There’s a public interest argument as well: Giving access to data not only increases trust in stories, but also enables the public – and other journalists – to build on your work and take it in new and potentially valuable directions. That expands the journalist’s mission into the space filled by organizations such as Open Secrets – and maybe it’s a place we should be. Two organizations identified in the CJR piece that actively share data are non-profits – Texas Tribune and ProPublica – and it makes sense that it’s a core part of their mission.
But what about the competitive spirit? If you’ve got a great dataset – whether public or not, that you’ve put time and effort into making useable – shouldn’t you be using it to drive great stories that your competitors can’t touch? Isn’t that one of the great advantages of data-driven journalism – that you can own a whole patch of coverage that no one else can really match? After all, it’s not like anyone is clamoring to publish their list of sources after they finish a six-month investigative project; they might need those people again for another story. And even after you’re done a fantastic series of stories with a great set of exclusive data – a smart news organization knows how to go back to that well and mine it again and again.
That’s a natural tension between journalism for glory, if you like, and journalism for the public interest. They’re not always at odds – but they can be.
And then there’s the business imperative as well. How valuable is data as part of a new business model for journalism? The CJR piece cites the Guardian and the New York Times – both commercial enterprises – as enthusiastic data-sharers, and they are. And one can argue that providing open access to data can drive traffic, and in theory ad revenue.
But shouldn’t data be more than a traffic driver? What business advantages can it confer on a news organization, whether in terms of improved coverage that it can perhaps charge for, or broader reach or scale of coverage, or lower costs in creating content? Politifact, for example, has the ability to create pages that aggregate the data they have about political truth-telling – in effect, creating content out of the data structure they designed. Homicide Watch, through diligent collection of the details of every murder and its aftermath in DC, can generate statistics and stories about trends on a broad range of topics related to that.
At some level, what they’ve done is give themselves a headstart and built a (albeit small) barrier to entry for competitors; there’s no reason why others can’t do the same thing, whether through a special process of data collection or analysis, a particular taxonomy, a metadata structure, or some proprietary algorithm. (Full disclosure – large parts of Thomson Reuters, where I work, are built about such systems.)
Should they give that secret sauce away?
There’s a practical element to this, of course – you can’t and shouldn’t try to protect what’s easily available elsewhere.
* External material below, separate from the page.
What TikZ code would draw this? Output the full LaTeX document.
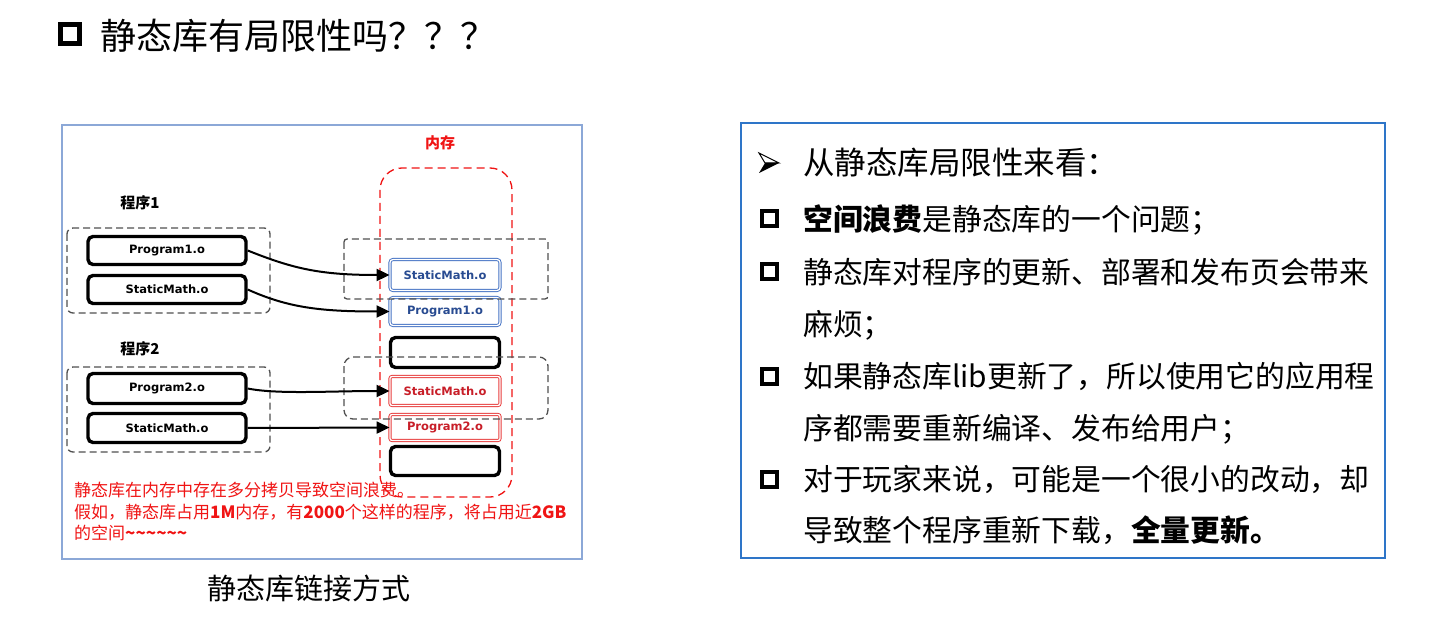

There’s no point hanging on to stuff if you’re not going to use it, or update it. And even for the data you want to keep, there are ways to show in a manner that allows people to use it fairly extensively, but still not give them full access to the data. For example, you can let people have access to large cuts of data, but not as it’s continuously updated. (Open Secrets, for example, makes money from custom research and licenses its data for commercial purposes.) It’s not an all-or-nothing proposition, especially given that technology can enable all sorts of fixes.
Which is to say, there’s clearly room for give and take in this area. Having more standard data structures is good, because it means it’s easier to plug one set of data into another – even if they aren’t public. So we should certainly work on things like having more common formats, metadata, taxonomies where we can.
And free access to data would certainly be good for humanity. And so would free food (and drink), music and books. So we need to figure out a balance – one that gets as much good out to the public as possible, while making it possible to keep doing the important work of getting data and analyzing it too.